Task Queue
The Message Queue is the central communication channel decoupling the Dispatcher from the pool of Scraper Workers.
Role & Purpose
- Acts as a buffer holding job messages sent by the Dispatcher.
- Distributes job messages to available Scraper Workers.
- Enhances system resilience: If workers are down, messages wait in the queue. If the dispatcher is down, workers continue processing existing messages.
- Enables independent scaling of Dispatcher and Workers.
sequenceDiagram
participant D as Dispatcher
participant Q as Message Queue Broker
participant W as Celery Worker
Note over D, W: Worker is idle, waiting for jobs.
D->>+Q: Publish(Job Message)
Note over Q: Message stored persistently.
Q-->>-D: Publish Acknowledged (Optional)
Note over Q, W: Broker makes message available.
W->>+Q: Consume()/Get Message
Note over Q: Message marked as "unacknowledged".
Q-->>-W: Job Message
Note over W: Worker begins processing job...
W->>W: Execute Scraping Task (Fetch, Parse etc.)
alt Task Successful
Note over W: Job completed successfully.
W->>+Q: Acknowledge(Message)
Note over Q: Message permanently removed.
Q-->>-W: Ack Confirmed (Optional)
else Task Failed (After Retries)
Note over W: Job failed after all retries.
W->>+Q: Negative Acknowledge / Route to DLQ
Note over Q: Message moved to Dead-Letter Queue or discarded.
Q-->>-W: Nack/Route Confirmed (Optional)
else Worker Crashes Mid-Task
Note over W: Worker crashes before acknowledging.
Note over Q: Message remains "unacknowledged".<br/>After visibility timeout,<br/>Broker makes message available again<br/>for another worker.
end
Technology Choices
- RabbitMQ: Feature-rich, mature, protocol-based (AMQP) message broker. Offers routing flexibility, acknowledgements, persistence, and DLQ support. Requires separate deployment and management.
- Redis: Often used as a simpler message broker for Celery. Fast in-memory store, but persistence and reliability features might be less robust than RabbitMQ depending on configuration. Can serve multiple purposes (caching, broker).
- AWS SQS (Simple Queue Service): Fully managed cloud service. Highly scalable and durable. Offers standard and FIFO queues, DLQ support. Reduces operational overhead. Pay-per-use pricing.
- Google Cloud Pub/Sub: Fully managed cloud service. Global scale, push/pull delivery, filtering. Reduces operational overhead.

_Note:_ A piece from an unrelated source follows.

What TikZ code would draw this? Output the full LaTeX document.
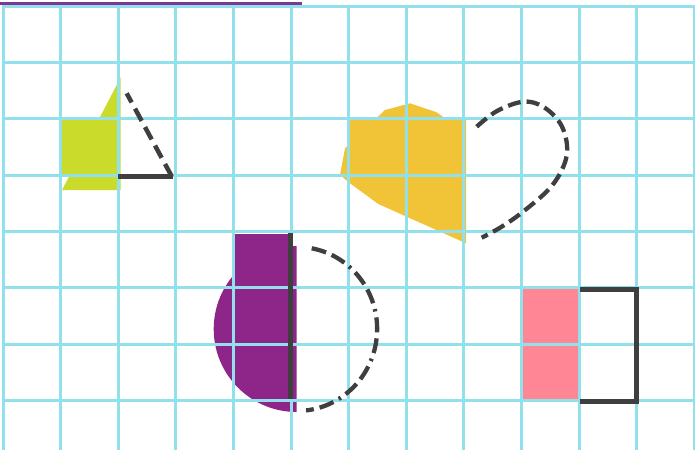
\documentclass[tikz,border=0pt]{standalone}
\definecolor{gridc}{HTML}{92E0EC}
\definecolor{limec}{HTML}{CADB2C}
\definecolor{sunc}{HTML}{F1C337}
\definecolor{plumc}{HTML}{8E2588}
\definecolor{rosec}{HTML}{FF8695}
\definecolor{inkc}{HTML}{3F3F3F}
\definecolor{topc}{HTML}{7E3794}
\tikzset{
  gridline/.style={draw=gridc, line width=3pt},
  inkline/.style={draw=inkc, line width=4.5pt},
  topline/.style={draw=topc, line width=2.7pt},
}
\begin{document}
\begin{tikzpicture}[x=1pt,y=-1pt]
\useasboundingbox (0,0) rectangle (695,450);
% fills
\fill[limec] (120.7,77.3) -- (62,190) -- (120.7,190) -- cycle;
\fill[limec] (59.5,119) rectangle (118.5,175.5);
\fill[sunc] (340,175) -- (345,148.3) -- (385,110) -- (410,103.3) -- (436.7,112.3) -- (445,118.3) -- (466,118.3) -- (466,243.3) -- (378.3,204) -- (350,183.3) -- cycle;
\fill[sunc] (349,118.3) rectangle (466,175);
\begin{scope}
  \clip (0,0) rectangle (296.7,450);
  \fill[plumc] (296.7,329) circle[radius=83pt];
\end{scope}
\fill[plumc] (233.3,234) rectangle (290,290);
\fill[rosec] (522,289) rectangle (577.7,399.5);
% grid
\foreach \k in {0,...,12} \draw[gridline] ({3+57.6*\k},4.8) -- ({3+57.6*\k},450);
\foreach \j in {0,...,7} \draw[gridline] (1.5,{6.3+56.3*\j}) -- (695,{6.3+56.3*\j});
% top purple line
\coordinate (tl) at (0,3.3);
\coordinate (tr) at (301.7,3.3);
\draw[topline] (tl) -- (tr);
% triangle outline
\coordinate (ta) at (118.3,176.3);
\coordinate (tb) at (172.7,176.3);
\coordinate (tc) at (126.7,93.3);
\draw[inkline] (ta) -- (tb);
\draw[inkline, dash pattern=on 14pt off 7pt] (171.7,176.3) -- (tc);
% dashed blob
\draw[inkline, line width=4.3pt, dash pattern=on 13pt off 6pt] plot[smooth, tension=0.6] coordinates {(476.7,126.7) (497,111) (523.3,101.7) (543,106.7) (560,123) (567,145) (564,165) (550,188) (523,211.7) (501.7,226.7) (481.7,237.7)};
% purple half: bar and dash-dot arc
\coordinate (pa) at (290.2,232.7);
\coordinate (pb) at (290.2,399);
\draw[inkline, line width=5pt] (pa) -- (pb);
\draw[inkline, line width=4.3pt, dash pattern=on 15pt off 6pt on 15pt off 6pt on 2.5pt off 6pt] (311.7,248.3) arc[start angle=79.5, end angle=-83.6, x radius=80pt, y radius=82pt];
% bracket
\coordinate (b1) at (580,289.5);
\coordinate (b2) at (636.5,289.5);
\coordinate (b3) at (636.5,401.5);
\coordinate (b4) at (580,401.5);
\draw[inkline, line width=4.4pt] (b1) -- (b2) -- (b3) -- (b4);
\end{tikzpicture}
\end{document}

Selection Criteria: Choice depends on factors like existing infrastructure, operational preferences (managed vs. self-hosted), required features (e.g., message ordering guarantees - usually not needed for scraping jobs), and scalability needs. Managed services (SQS, Pub/Sub) are often preferred for cloud-native deployments to reduce operational burden.
Key Features Used
- Message Persistence: Ensure messages are not lost if the broker restarts.
- Worker Acknowledgements: Workers should acknowledge messages only after successfully completing the task (or deciding it's a terminal failure) to prevent message loss if a worker crashes mid-task.
- Dead-Letter Queue (DLQ) Support: Automatically route messages that fail repeatedly to a separate queue for investigation.
- Scalability: The queue system must handle the peak rate of job dispatch and consumption.
Interaction Flow
- Dispatcher publishes a job message to a specific queue/topic.
- The Message Broker makes the message available.
- An available Celery Worker retrieves (consumes) the message.
- The Worker processes the job.
- Upon completion/failure, the Worker sends an acknowledgement (
ack) to the Broker, removing the message from the queue (or routing to DLQ upon repeated failure).